Жизнь свела Ошера с людьми, сумевшими направить по нужному руслу его неуемную энергию, оказать большое и благотворное влияние на его мировосприятие. Первыми людьми, которым он страстно хотел подражать, которые являли для него образец мужества, воли, ума, были комиссары Магид и Велвел Ходорков. Первыми настоящими воспитателями Ошера были скромные, самоотверженные труженики революции — Голда Ходоркова, Ищенко, Бечек. Сближение это было обоюдным. «Эти парни могут горы свернуть», — говорил о подростках местечка секретарь партийного комитета Ищенко и не боялся поручать им серьезные дела. И вот случалось, что обстоятельства ставили Ошера в положение взрослого, ответственного человека, а поведение его при этом определялось детским восприятием происходящего.

Игра и реальность естественно сплелись в детстве Ошера. Потому иногда случалось, что перед наивным детским тщеславием меркла конкретно возникавшая опасность, как это случилось, скажем, при встрече Ошера с известным местным бандитом («Мне бы хотелось, чтобы все видели, как я сижу рядом с самим Исайкой»), а иногда на долю героя повести выпадало такое дело, которым мог бы гордиться и взрослый, например — произнести речь в день Октябрьского праздника на главной площади местечка. Писатель и здесь подтрунивает над своим героем, но нам передается радостное возбуждение мальчика, и мы от всей души сочувствуем его гордости, хотя он и по-настоящему комичен, когда мечется от одного своего приятеля к другому, требует, чтобы они выслушали выученную им наизусть речь, и во все горло кричит: «Товарищи члены профсоюза и кустари!..»

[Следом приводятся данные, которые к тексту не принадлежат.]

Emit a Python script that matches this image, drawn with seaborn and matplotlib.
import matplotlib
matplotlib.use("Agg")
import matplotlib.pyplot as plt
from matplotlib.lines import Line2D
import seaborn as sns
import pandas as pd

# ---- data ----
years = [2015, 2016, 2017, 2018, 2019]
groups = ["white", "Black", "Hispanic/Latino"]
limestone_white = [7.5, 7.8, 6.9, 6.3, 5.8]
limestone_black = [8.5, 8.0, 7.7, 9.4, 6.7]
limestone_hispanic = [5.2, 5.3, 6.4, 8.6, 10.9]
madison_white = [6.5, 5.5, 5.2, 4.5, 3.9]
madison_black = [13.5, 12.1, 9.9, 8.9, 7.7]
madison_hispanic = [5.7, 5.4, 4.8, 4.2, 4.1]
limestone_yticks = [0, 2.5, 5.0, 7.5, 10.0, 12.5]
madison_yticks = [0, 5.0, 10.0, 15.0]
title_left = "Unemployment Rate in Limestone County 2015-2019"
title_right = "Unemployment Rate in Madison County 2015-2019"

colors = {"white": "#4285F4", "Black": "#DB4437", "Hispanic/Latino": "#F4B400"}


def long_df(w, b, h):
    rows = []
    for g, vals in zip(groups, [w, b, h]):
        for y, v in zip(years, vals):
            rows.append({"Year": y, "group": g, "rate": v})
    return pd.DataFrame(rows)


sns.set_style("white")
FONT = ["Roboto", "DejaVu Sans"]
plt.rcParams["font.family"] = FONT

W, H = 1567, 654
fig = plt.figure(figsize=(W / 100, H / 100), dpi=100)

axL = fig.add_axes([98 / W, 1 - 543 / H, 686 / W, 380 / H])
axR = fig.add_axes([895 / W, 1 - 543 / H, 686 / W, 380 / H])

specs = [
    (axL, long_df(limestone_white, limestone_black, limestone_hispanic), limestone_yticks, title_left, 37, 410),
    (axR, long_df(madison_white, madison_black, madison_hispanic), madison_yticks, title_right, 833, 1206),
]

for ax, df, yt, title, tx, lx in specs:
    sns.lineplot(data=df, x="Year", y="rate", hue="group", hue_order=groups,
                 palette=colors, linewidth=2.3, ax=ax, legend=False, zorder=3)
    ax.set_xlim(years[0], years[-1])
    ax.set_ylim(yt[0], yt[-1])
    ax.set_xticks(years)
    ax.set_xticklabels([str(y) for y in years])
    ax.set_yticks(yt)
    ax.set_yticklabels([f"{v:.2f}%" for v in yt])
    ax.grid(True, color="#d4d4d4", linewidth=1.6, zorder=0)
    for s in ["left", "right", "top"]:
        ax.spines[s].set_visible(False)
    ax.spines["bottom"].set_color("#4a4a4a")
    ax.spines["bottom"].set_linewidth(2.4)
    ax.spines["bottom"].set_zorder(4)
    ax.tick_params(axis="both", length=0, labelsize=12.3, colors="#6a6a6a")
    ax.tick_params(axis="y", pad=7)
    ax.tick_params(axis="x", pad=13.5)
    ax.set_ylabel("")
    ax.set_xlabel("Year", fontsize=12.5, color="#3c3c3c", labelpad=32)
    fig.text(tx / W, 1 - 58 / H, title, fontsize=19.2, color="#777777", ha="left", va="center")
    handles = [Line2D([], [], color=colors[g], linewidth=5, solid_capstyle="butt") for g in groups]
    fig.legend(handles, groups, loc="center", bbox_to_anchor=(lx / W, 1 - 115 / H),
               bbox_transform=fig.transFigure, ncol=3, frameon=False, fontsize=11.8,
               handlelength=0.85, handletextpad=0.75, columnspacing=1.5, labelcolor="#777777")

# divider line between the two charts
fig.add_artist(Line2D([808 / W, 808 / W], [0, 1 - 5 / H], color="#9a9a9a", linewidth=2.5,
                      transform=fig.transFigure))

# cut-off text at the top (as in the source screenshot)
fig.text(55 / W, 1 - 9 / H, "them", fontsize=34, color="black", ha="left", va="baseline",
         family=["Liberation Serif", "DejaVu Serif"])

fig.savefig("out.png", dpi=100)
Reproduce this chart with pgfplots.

А как было подростку не проникнуться ощущением своей значительности, своей причастности к самым важным и нужным делам, когда он получил настоящую, платную должность — собирать подписку на газеты и разносить их!

Ошер предстает перед нами в том же буйном цветении, что и Том Сойер, и Гекльберри Финн, с той же обнаженностью своего в чем-то сложного, а в чем-то пленительно ясного внутреннего мира, но у него есть перед ними небывалое преимущество. Марк Твен видит истинные человеческие ценности — храбрость, верность в дружбе, чистоту, — лишь в мальчишеском царстве; ничего этого нет там, где кончается детская вольница и начинается власть взрослых. Потому-то и неизбежен постоянный, иногда открытый, иногда-тайный конфликт этих двух сфер, их обособленность друг от друга. А мальчишка Ошер из маленького еврейского местечка, которому было восемь лет, когда солдаты «так-таки схватили царя, раскачали и сбросили», спаян с окружающей жизнью всеми помыслами, всеми корнями души, у него с нею единый пульс, общее дыхание. Ведь его детство, пора надежд и первых достижений, совпало с революционным детством нового общественного строя. И так естественно, что он чувствует себя не только в центре великолепных, грандиозных событий, но и их непосредственным участником.

Революция передала в руки тружеников в городах и промышленных центрах заводы и фабрики, в деревне — землю. На родине Ошера не было ни того, ни другого. Здесь надо было заново создавать некий жизненный фундамент для населения, не имевшего до того возможности приобщиться ни к фабричному, ни к сельскому труду.